B. Progressivity and tax culture: distinctive features of

the American tax system

To answer these questions, it is necessary to consider the American tax system from a comparative perspective, i.e., to evaluate what might be called American tax culture or tax anthropology. Tax culture is an elusive concept, but may be defined to refer to the body of beliefs and practices that are shared by tax practitioners and policy-makers in a given society and thus provide the background or context in which substantive tax decisions are made. Put differently, tax culture may be thought of as the noneconomic or nonquantifiable side of taxation, which varies between different countries even as underlying economic principles remain more or less the same.[5] Tax culture is related to but distinct from a country’s broader political and social culture, so that (for example) a country might have a political or social culture that favored a progressive distribution of tax burdens, but a tax culture that somehow or another impeded it; or conceivably the other way around.

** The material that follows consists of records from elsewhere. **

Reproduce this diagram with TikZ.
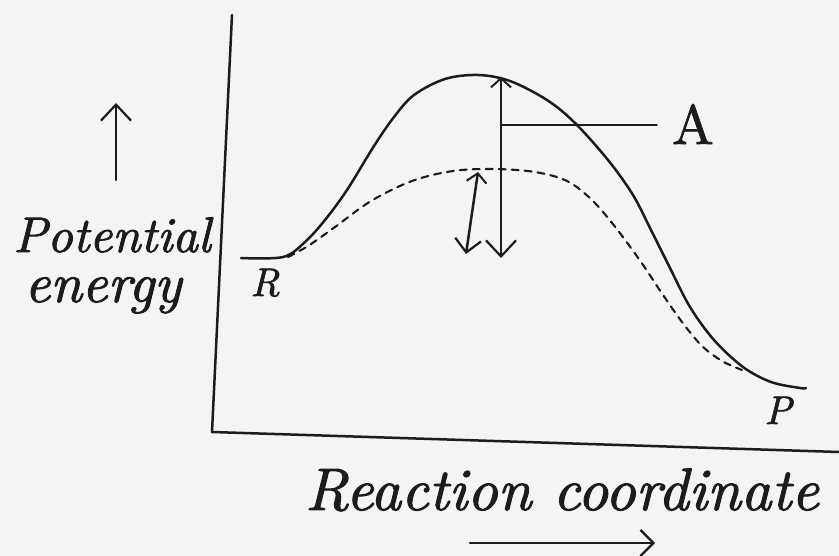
\documentclass[tikz,border=0pt]{standalone}
\usepackage{fontspec}
\usetikzlibrary{arrows.meta}
\newfontfamily\handfont{lmroman10-italic.otf}[FakeBold=1.6]
\newfontfamily\handup{lmroman10-regular.otf}[FakeBold=1.2]
\definecolor{paper}{RGB}{244,244,242}
\definecolor{ink}{RGB}{28,28,28}
\tikzset{
  bigbarb/.tip={Straight Barb[length=16pt,width=30pt,line width=2.2pt]},
  midbarb/.tip={Straight Barb[length=13pt,width=26pt,line width=2.2pt]},
  smallbarb/.tip={Straight Barb[length=9pt,width=20pt,line width=2pt]}
}
\begin{document}
\begin{tikzpicture}[x=1pt,y=-1pt, line width=2.5pt, line cap=round, line join=round, draw=ink,
  hand/.style={font=\fontsize{#1}{#1}\selectfont\handfont, text=ink, inner sep=0pt},
  hand/.default=52,
  upright/.style={font=\fontsize{#1}{#1}\selectfont\handup, text=ink, inner sep=0pt},
  curvedash/.style={dash pattern=on 7pt off 6pt, line width=2.1pt}]
\fill[paper] (0,0) rectangle (839,556);
\useasboundingbox (0,0) rectangle (839,556);

% axes
\coordinate (ytop) at (232,15);
\coordinate (origin) at (212,432);
\coordinate (xend) at (839,452);
\draw (ytop) -- (origin) -- (xend);

% reactant level and solid curve
\draw plot[smooth, tension=0.55] coordinates {(241,258) (283,257) (305,242) (325,220) (347,190) (374,146) (394,117) (414,95) (445,79) (478,75) (510,81) (547,100) (575,123) (608,160) (633,195) (651,230) (670,268) (690,307) (714,340) (743,367) (771,382) (800,388) (806,388)};

% dashed catalysed curve
\draw[curvedash] plot[smooth, tension=0.55] coordinates {(288,257) (308,246) (335,227) (371,201) (412,181) (453,171) (494,169) (535,172) (567,181) (592,200) (616,228) (641,262) (661,292) (682,322) (702,346) (722,361) (742,370)};

% energy arrows
\coordinate (peak) at (501,77);
\coordinate (base) at (501,258);
\draw[{smallbarb}-{bigbarb}] (peak) -- (base);
\coordinate (dpeak) at (478,172);
\coordinate (dbase) at (466,254);
\draw[{smallbarb}-{midbarb}] (dpeak) -- (dbase);

% label A
\node[upright=56] (A) at (693,124) {A};
\coordinate (amid) at (501,125);
\draw[shorten >=14pt] (amid) -- (A.west |- amid);

% R and P
\node[hand=40, anchor=base] (R) at (265,296) {R};
\node[hand=40, anchor=base] (P) at (778,424) {P};

% axis labels
\coordinate (upfoot) at (116,180);
\coordinate (uptip) at (116,103);
\draw[-{bigbarb}] (upfoot) -- (uptip);
\node[hand=50, anchor=base] (pot) at (112,252) {Potential};
\node[hand=56, anchor=base] (en) at (103,302) {energy};

\node[hand=60, anchor=base] (rc) at (562,510) {Reaction coordinate};
\coordinate (rfoot) at (470,543);
\coordinate (rtip) at (655,543);
\draw[-{midbarb}] (rfoot) -- (rtip);
\end{tikzpicture}
\end{document}
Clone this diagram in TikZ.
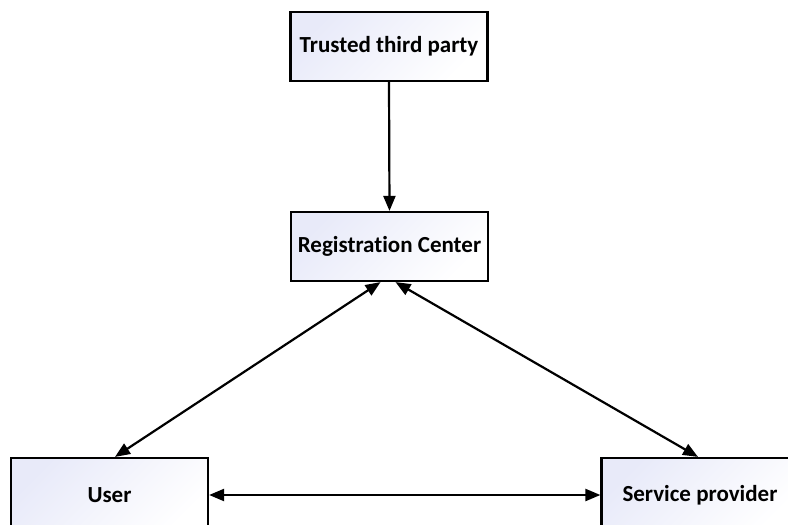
\documentclass[tikz,border=0pt]{standalone}
\usepackage{fontspec}
\setmainfont{Carlito}[Ligatures=NoCommon]
\usetikzlibrary{arrows.meta}
\begin{document}
\begin{tikzpicture}[x=1pt,y=-1pt,
  box/.style={draw=black,line width=2.2pt,top color={rgb,255:red,232;green,234;blue,249},bottom color=white,shading angle=45,
    minimum width=197pt,minimum height=69pt,inner sep=0pt,font=\fontsize{23}{26}\selectfont\bfseries},
  conn/.style={line width=2.2pt,{Triangle[length=15pt,width=12pt]}-{Triangle[length=15pt,width=12pt]}},
  oneway/.style={line width=2.2pt,-{Triangle[length=15pt,width=12pt]}}]
\useasboundingbox (0,0) rectangle (788,525);
\clip (0,0) rectangle (788,525);
\node[box] (ttp) at (389,46.5) {Trusted third party};
\node[box] (rc) at (389.5,246.5) {Registration Center};
\node[box,minimum height=74pt] (user) at (109.5,495) {User};
\node[box,minimum height=74pt] (sp) at (700,495) {Service provider};
\draw[oneway] (ttp.south) -- (rc.north);
\draw[conn] ([xshift=5.5pt]user.north) -- ([xshift=-9pt]rc.south);
\draw[conn] ([xshift=-2pt]sp.north) -- ([xshift=6pt]rc.south);
\draw[conn] (user.east) -- (sp.west);
\end{tikzpicture}
\end{document}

As compared to most other countries, the United States tax culture is distinct in several respects.[6] The first is our relatively sophisticated system of tax administration and (by most accounts) the relatively high level of compliance with income and other taxes. For all the talk about Americans evading or hating to pay taxes, voluntary tax compliance appears to be as high or higher in the United States as in most comparable countries, a situation that highly publicized tax shelters and other techniques of evasion only partially detract from. (One reason for the publicity is that people are genuinely surprised by such tactics.) The relatively large administrative resources at the disposal of the U.S. Government, and the large size and power of the country generally, put it in a relatively strong position to enforce its will on progressivity and other tax-related matters, so that we generally think of tax policy as a series of autonomous choices rather than decisions forced upon us by outside actors. This relative independence of thought and action is something that we have become so accustomed to as to take it more or less for granted; but it distinguishes us from most countries and even in a globalized world remains an important factor.

A second point concerns the structure of American tax institutions and the nature of the taxwriting process. These are characterized by a high degree of partisanship on tax matters, but also by a surprising degree of consensus, and a series of institutional arrangements, like the congressional Joint Committee on Taxation and the Treasury Department Office of Tax Legislative Counsel, that both promote the interests of "nonpartisan" tax policy and tend to insulate it from other policy areas. For example, there is a remarkable degree of consensus on the need for at least some form of scaled rate income or quasi-income tax, and a longstanding consensus against a federal sales or value added tax, together with a similar consistency in tax systems between the various states, the latter being partially enforced by federal constitutional standards. The tax legislative process is further characterized by a division of power between a large number of congressional and other actors, and between state and federal governments, with the effect that change tends to be slow and incremental and it is difficult to ascribe any clear ideological direction to it. American tax policy also ascribes an unusually large role to lawyers, many of them rotating between government and private sector positions, a situation that tends to augment the pragmatic inclination of tax policy and (arguably) militates against radical changes in political direction.